Last chance to see Javan rhinos? One hopes not …

May 29, 2008

News that conservation group WWF has captured rare footage of the critically endangered Javan rhino is bound to set a few hearts racing in the wildlife loving community.

You can view the footage of the mother and calf here.

With fewer than 60 believed to be left in the wild, the footage provides a fleeting glimpse into the secretive world of this one-horned creature on its dwindling home turf on the Indonesian island of Java, where most reside.

The Javan is the world’s rarest rhino species and is probably the rarest large mammal species in the world.

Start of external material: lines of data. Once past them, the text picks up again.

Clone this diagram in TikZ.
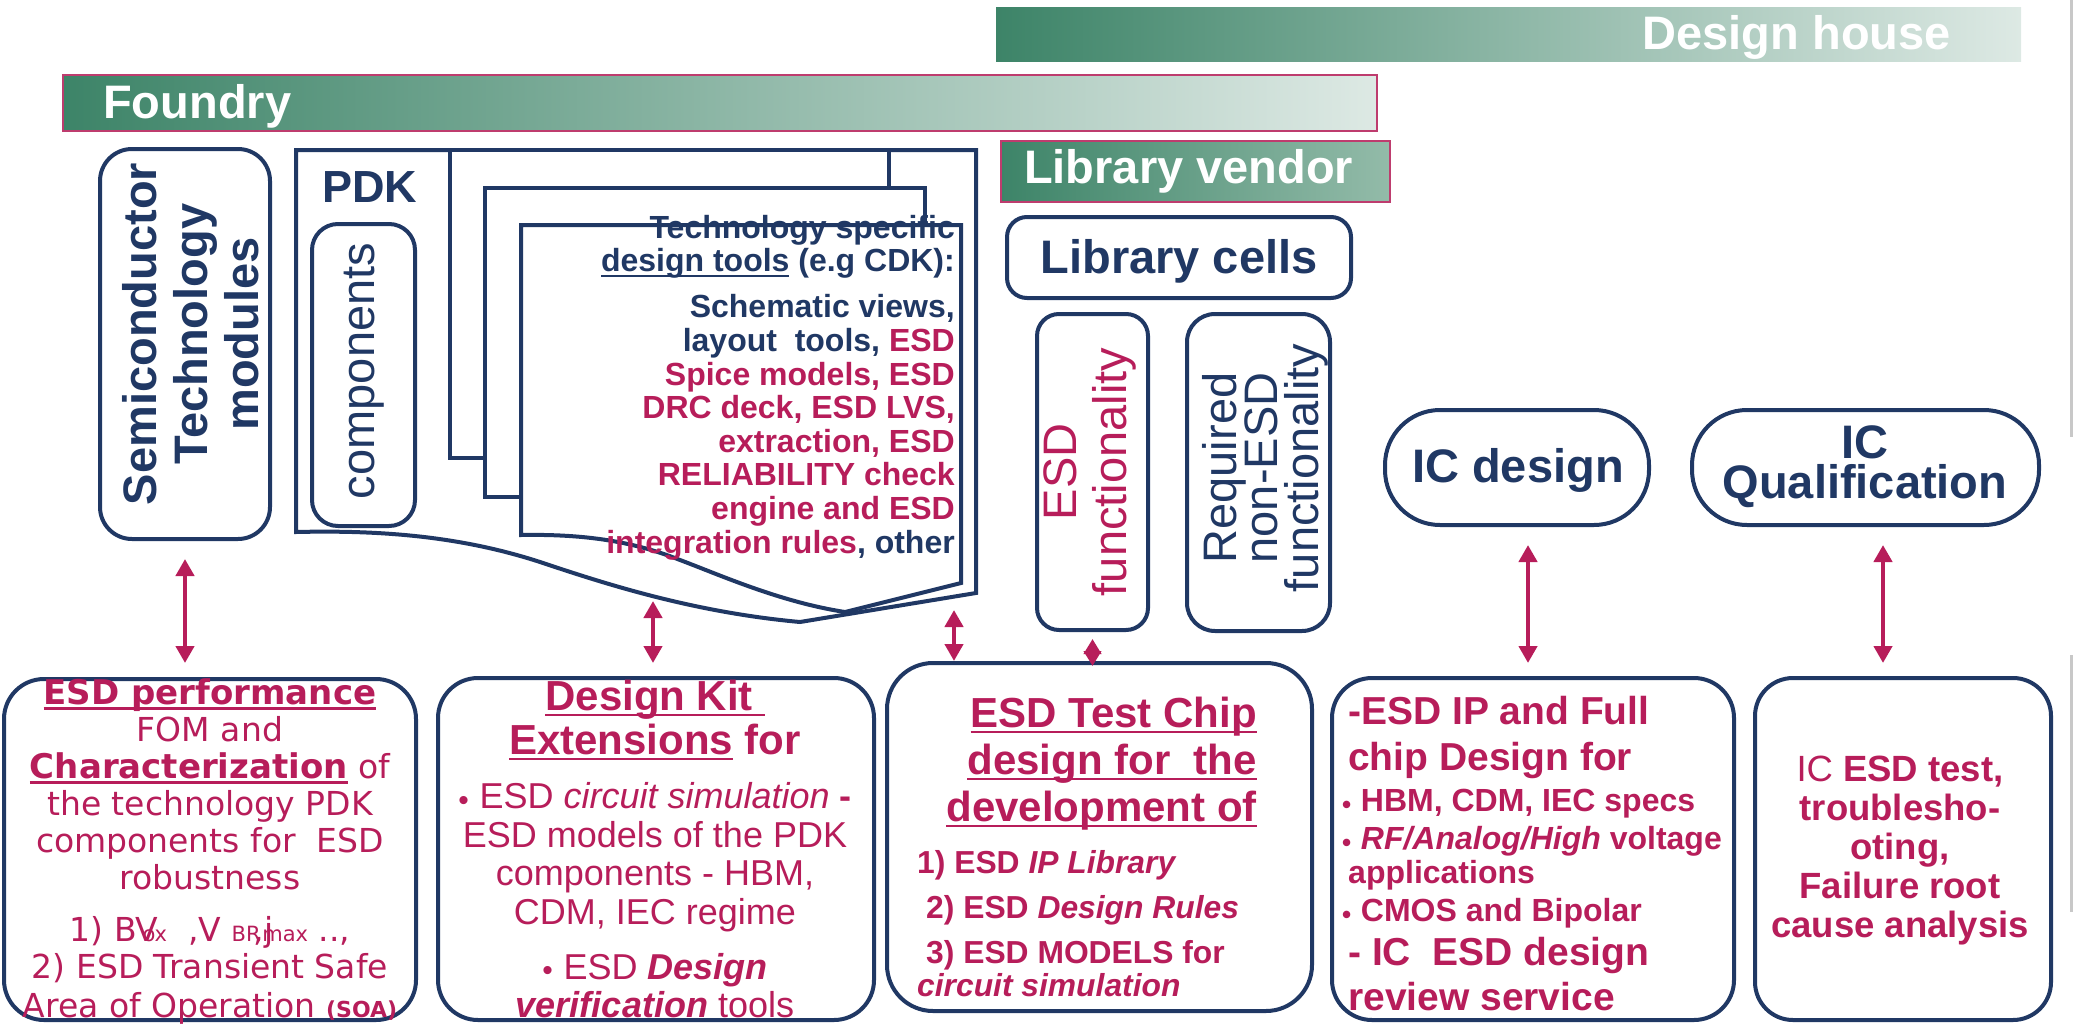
\documentclass[tikz,border=0pt]{standalone}
\usepackage{fontspec}
\setmainfont{Liberation Sans}
\newfontfamily\verdfont{DejaVu Sans}
\usetikzlibrary{arrows.meta,positioning}
\definecolor{navy}{RGB}{32,56,100}
\definecolor{crim}{RGB}{183,29,90}
\definecolor{gdark}{RGB}{61,132,104}
\definecolor{glight}{RGB}{221,233,228}
\definecolor{gmid}{RGB}{147,187,169}
\definecolor{barline}{RGB}{190,60,110}
\definecolor{edgegray}{RGB}{200,200,200}
\setlength{\lineskiplimit}{-100pt}
\newsavebox\ulbox
\newcommand{\esdul}[1]{\sbox\ulbox{#1}\rlap{\rule[-5.5pt]{\wd\ulbox}{2.5pt}}\usebox\ulbox}
\newcommand{\bul}[1]{\raisebox{-1.5pt}{\fontsize{#1}{#1}\selectfont\textbullet}\hspace{0.3em}}
\newcommand{\lowidx}[1]{{\fontsize{21}{21}\selectfont #1}}

\begin{document}
\begin{tikzpicture}[x=1pt, y=-1pt,
  every node/.style={inner sep=0pt},
  rbox/.style={draw=navy, line width=4pt, fill=white, inner sep=0pt},
  pdkline/.style={draw=navy, line width=4pt, fill=white},
  bartxt/.style={text=white, font=\bfseries\fontsize{47}{50}\selectfont},
  biarrow/.style={draw=crim, line width=4.5pt, >={Triangle[width=18pt,length=17pt]}, <->}
]
\useasboundingbox (0,0) rectangle (2074,1025);

\shade[left color=gdark, right color=glight] (996,8) rectangle (2021,62);
\node[bartxt, anchor=base east] (dhouse) at (1951,50) {Design house};
\shadedraw[left color=gdark, right color=glight, draw=barline, line width=1.5pt] (63,75) rectangle (1377,131);
\node[bartxt, anchor=base west] (foundry) at (103,118) {Foundry};
\shadedraw[left color=gdark, right color=gmid, draw=barline, line width=1.5pt] (1001,141) rectangle (1390,202);
\node[bartxt, anchor=base west] (libvendor) at (1024,183) {Library vendor};

\node[rbox, rounded corners=32pt, minimum width=170pt, minimum height=390pt] (semi) at (185,344) {};
\node[rotate=90, text=navy, align=center, font=\bfseries\fontsize{47}{51}\selectfont] (semitxt) at (191,334) {Semiconductor\\Technology\\modules};

\draw[pdkline] (296,150) -- (976,150) -- (976,593) -- (800,622) .. controls (690,612) and (600,582) .. (540,562) .. controls (460,536) and (380,530) .. (296,532) -- cycle;
\draw[pdkline] (450,150) rectangle (889,458);
\draw[pdkline] (485,188) rectangle (925,497);
\draw[pdkline] (521,225) -- (961,225) -- (961,583) -- (845,612) .. controls (780,602) and (720,575) .. (680,560) .. controls (630,540) and (580,534) .. (521,535) -- cycle;
\node[text=navy, font=\bfseries\fontsize{45}{45}\selectfont, anchor=base west] (pdk) at (322,202) {PDK};
\node[rbox, rounded corners=26pt, minimum width=103pt, minimum height=302pt] (comp) at (363.5,375) {};
\node[rotate=90, text=navy, font=\fontsize{47}{47}\selectfont] (comptxt) at (364,371) {components};
\node[anchor=north east, align=right, text=navy, font=\bfseries\fontsize{32}{33.6}\selectfont] (cdktxt) at (955,215) {Technology specific\\
\esdul{design tools} (e.g CDK):\\[12.4pt]
Schematic views,\\
layout\ \ tools, \textcolor{crim}{ESD}\\
\textcolor{crim}{Spice models, ESD}\\
\textcolor{crim}{DRC deck, ESD LVS,}\\
\textcolor{crim}{extraction, ESD}\\
\textcolor{crim}{RELIABILITY check}\\
\textcolor{crim}{engine and ESD}\\
\textcolor{crim}{integration rules}, other};

\node[rbox, rounded corners=20pt, minimum width=344pt, minimum height=81pt] (libcells) at (1179,257.5) {};
\node[text=navy, font=\bfseries\fontsize{47}{47}\selectfont, anchor=base] (libtxt) at (1179,273) {Library cells};
\node[rbox, rounded corners=22pt, minimum width=111pt, minimum height=316pt] (esdf) at (1092.5,472) {};
\node[rotate=90, align=center, text=crim, font=\fontsize{47}{50}\selectfont] (esdftxt) at (1089.5,472) {ESD\\functionality};
\node[rbox, rounded corners=28pt, minimum width=143pt, minimum height=317pt] (reqf) at (1258.5,472.5) {};
\node[rotate=90, align=center, text=navy, font=\fontsize{47}{41}\selectfont] (reqftxt) at (1265,468) {Required\\non-ESD\\functionality};

\node[rbox, rounded corners=55pt, minimum width=264pt, minimum height=115pt] (icd) at (1517,467.5) {};
\node[text=navy, font=\bfseries\fontsize{47}{47}\selectfont, anchor=base] (icdtxt) at (1518,482) {IC design};
\node[rbox, rounded corners=55pt, minimum width=347pt, minimum height=115pt] (icq) at (1865.5,467.5) {};
\node[text=navy, align=center, font=\bfseries\fontsize{47}{40}\selectfont, anchor=north] (icqtxt) at (1865,425) {IC\\Qualification};

\node[rbox, rounded corners=40pt, minimum width=412pt, minimum height=341pt] (perf) at (210,849.5) {};
\node[rbox, rounded corners=40pt, minimum width=436pt, minimum height=342pt] (kit) at (656,849) {};
\node[rbox, rounded corners=46pt, minimum width=425pt, minimum height=348pt] (chip) at (1099.5,837) {};
\node[rbox, rounded corners=40pt, minimum width=402pt, minimum height=342pt] (esdip) at (1533,849) {};
\node[rbox, rounded corners=38pt, minimum width=296pt, minimum height=342pt] (esdtest) at (1903,849) {};

\node[anchor=north, align=center, text=crim, font=\verdfont\fontsize{33}{37}\selectfont] (perftxt) at (210,678) {{\bfseries\fontsize{34}{37}\selectfont\esdul{ESD performance}}\\
FOM and\\
{\bfseries\fontsize{34}{37}\selectfont\esdul{Characterization}} of\\
the technology PDK\\
components for\ \ ESD\\
robustness\\[15pt]
1) BV\kern-16pt\lowidx{ox}\ \ ,V\ \lowidx{BR}\kern-7pt,j\kern-11pt\lowidx{max}\ ..,\\
2) ESD Transient Safe\\[2pt]
Area of Operation {\bfseries\fontsize{22}{37}\selectfont(SOA)}};

\node[anchor=north, align=center, text=crim, font=\fontsize{36}{38.5}\selectfont] (kittxt) at (655,680) {{\bfseries\fontsize{42}{38.5}\selectfont\esdul{Design Kit\ }}\\[5.5pt]
{\bfseries\fontsize{42}{38.5}\selectfont\esdul{Extensions} for}\\[15.5pt]
\bul{30}ESD \textit{circuit simulation} \textbf{-}\\
ESD models of the PDK\\
components - HBM,\\
CDM, IEC regime\\[16.5pt]
\bul{30}ESD \textbf{\textit{Design}}\\
\textbf{\textit{verification}} tools};

\node[anchor=north east, align=right, text=crim, font=\bfseries\fontsize{42}{47}\selectfont] (chiphead) at (1257,697) {\esdul{ESD Test Chip}\\
\esdul{design for\ \ the}\\
\esdul{development of}};
\node[anchor=north west, align=left, text=crim, font=\bfseries\fontsize{31.8}{45}\selectfont] (chiplist) at (917,850) {1) ESD \textit{IP Library}\\
\hspace*{9pt}2) ESD \textit{Design Rules}\\
\hspace*{9pt}3) ESD MODELS for\\[-12pt]
\textit{circuit simulation}};

\node[anchor=north west, align=left, text=crim, font=\bfseries\fontsize{32}{38}\selectfont] (iptxt) at (1342,696.5) {\hspace*{6pt}{\fontsize{39}{38}\selectfont -ESD IP and Full}\\[8pt]
\hspace*{6pt}{\fontsize{39}{38}\selectfont chip Design for}\\[3pt]
\bul{26}HBM, CDM, IEC specs\\
\bul{26}\textit{RF/Analog/High} voltage\\[-4pt]
\hspace*{6pt}applications\\
\bul{26}CMOS and Bipolar\\[6pt]
\hspace*{6pt}{\fontsize{39}{38}\selectfont - IC\ \ ESD design}\\[7pt]
\hspace*{6pt}{\fontsize{39}{38}\selectfont review service}};

\node[anchor=north, align=center, text=crim, font=\bfseries\fontsize{36.5}{39}\selectfont] (testtxt) at (1900,756) {{\mdseries IC} ESD test,\\
troublesho-\\
oting,\\
Failure root\\
cause analysis};

\coordinate (pdkwave) at (653,601);
\coordinate (pdkedge) at (954,610);
\coordinate (icdarr) at ([xshift=11pt]icd.south);
\coordinate (icqarr) at ([xshift=17.5pt]icq.south);
\draw[biarrow, shorten <=18pt, shorten >=14pt] (semi.south) -- (semi.south |- perf.north);
\draw[biarrow, shorten >=13pt] (pdkwave) -- (pdkwave |- kit.north);
\draw[biarrow] (pdkedge) -- (pdkedge |- chip.north);
\draw[biarrow, >={Triangle[width=17pt,length=15pt]}, shorten <=7pt, shorten >=-5pt] (esdf.south) -- (esdf.south |- chip.north);
\draw[biarrow, shorten <=18pt, shorten >=13pt] (icdarr) -- (icdarr |- esdip.north);
\draw[biarrow, shorten <=18pt, shorten >=13pt] (icqarr) -- (icqarr |- esdtest.north);

\draw[edgegray, line width=3pt] (2071,0) -- (2071,437);
\draw[edgegray, line width=3pt] (2071,655) -- (2071,912);
\end{tikzpicture}
\end{document}
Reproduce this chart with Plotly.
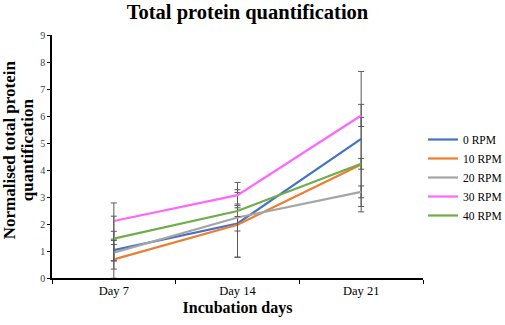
import plotly.graph_objects as go

days = ["Day 7", "Day 14", "Day 21"]
series_names = ["0 RPM", "10 RPM", "20 RPM", "30 RPM", "40 RPM"]
rpm0 = [1.03, 2.02, 5.15]
rpm10 = [0.69, 1.97, 4.20]
rpm20 = [0.94, 2.24, 3.19]
rpm30 = [2.11, 3.07, 6.02]
rpm40 = [1.46, 2.48, 4.23]
err0 = [0.70, 1.25, 2.50]
err10 = [0.70, 1.20, 1.75]
err20 = [0.30, 0.50, 0.22]
err30 = [0.67, 0.47, 0.41]
err40 = [0.83, 0.20, 0.20]
y_ticks = [0, 1, 2, 3, 4, 5, 6, 7, 8, 9]
y_title_lines = ["Normalised total protein", "quantification"]

colors = ["#4472C4", "#ED7D31", "#A5A5A5", "#FF66FF", "#70AD47"]
values = [rpm0, rpm10, rpm20, rpm30, rpm40]
errors = [err0, err10, err20, err30, err40]

font_family = "Liberation Serif, Times New Roman, serif"

W, H = 505, 325
L, R, T, B = 52, 80, 35, 47
plot_w = W - L - R
plot_h = H - T - B

fig = go.Figure()
for name, vals, errs, col in zip(series_names, values, errors, colors):
    fig.add_trace(go.Scatter(
        x=days, y=vals, name=name, mode="lines",
        line=dict(color=col, width=2.2),
        error_y=dict(type="data", array=errs, visible=True,
                     color="#595959", thickness=1, width=3),
    ))

# two-line rotated y-axis title as annotations
for txt, px_x in zip(y_title_lines, [9, 27]):
    fig.add_annotation(
        text="<b>%s</b>" % txt, textangle=-90, showarrow=False,
        xref="paper", yref="paper",
        x=(px_x - L) / plot_w, y=(H - B - 150) / plot_h,
        xanchor="center", yanchor="middle",
        font=dict(size=17, family=font_family, color="black"),
    )

fig.update_layout(
    width=W, height=H,
    margin=dict(l=L, r=R, t=T, b=B),
    paper_bgcolor="white", plot_bgcolor="white",
    font=dict(family=font_family, color="black", size=11),
    title=dict(text="<b>Total protein quantification</b>", x=247.5 / W, xanchor="center",
               xref="container", yref="container",
               y=1 - 11.5 / H, yanchor="middle", font=dict(size=20.5, family=font_family)),
    showlegend=True,
    legend=dict(xref="container", yref="container",
                x=423 / W, xanchor="left", y=1 - 177.5 / H, yanchor="middle",
                font=dict(size=11.5, family=font_family), tracegroupgap=0,
                itemwidth=30, bgcolor="rgba(0,0,0,0)"),
    xaxis=dict(
        type="category", range=[-0.5, 2.5],
        showline=True, linecolor="black", linewidth=1.5,
        ticks="outside", tickson="boundaries", ticklen=4, tickcolor="black",
        showgrid=False, zeroline=False, automargin=False,
        title=dict(text="<b>Incubation days</b>", font=dict(size=16, family=font_family), standoff=5),
        tickfont=dict(size=12.5, family=font_family, color="black"),
    ),
    yaxis=dict(
        range=[0, 9], tickvals=y_ticks,
        showline=True, linecolor="black", linewidth=1.5,
        ticks="outside", ticklen=3, tickcolor="black",
        showgrid=False, zeroline=False, automargin=False,
        tickfont=dict(size=10, family=font_family, color="#404040"),
    ),
)

fig.write_html("out.html", config={"displayModeBar": False},
               post_script="document.body.style.margin='0';")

Rhinos everywhere — there are five extant species — are threatened though the news over the past few years has been mixed.

In Africa, the southern white or square-lipped rhino has made a remarkable recovery after it was pushed to the brink of extinction a century ago. It now numbers several thousand mostly in South Africa. 

But the nothern subspecies of the white rhino is almost extinct in the wild with just a few animals left in the war-ravaged Democratic Republic of the Congo.

The black rhinos of Africa have seen their numbers rebound in the south but may be extinct in west Africa.

Habitat destruction and hunting for their horns, which are valued for medical reasons in Asia and to make daggar handles in Yemen, have been the chief culprits leading to this sad state of affairs.

So the footage caught on WWF’s remote cameras of the Javan rhinos is cause for celebration.

The late great science fiction writer Douglas Adams once co-authored a delightful non-fiction book about some of the world’s rarest wildlife creatures called “Last Chance to See.”

So savour this footage of the Javan rhino and hope we have other chances to see them in the wild in the future.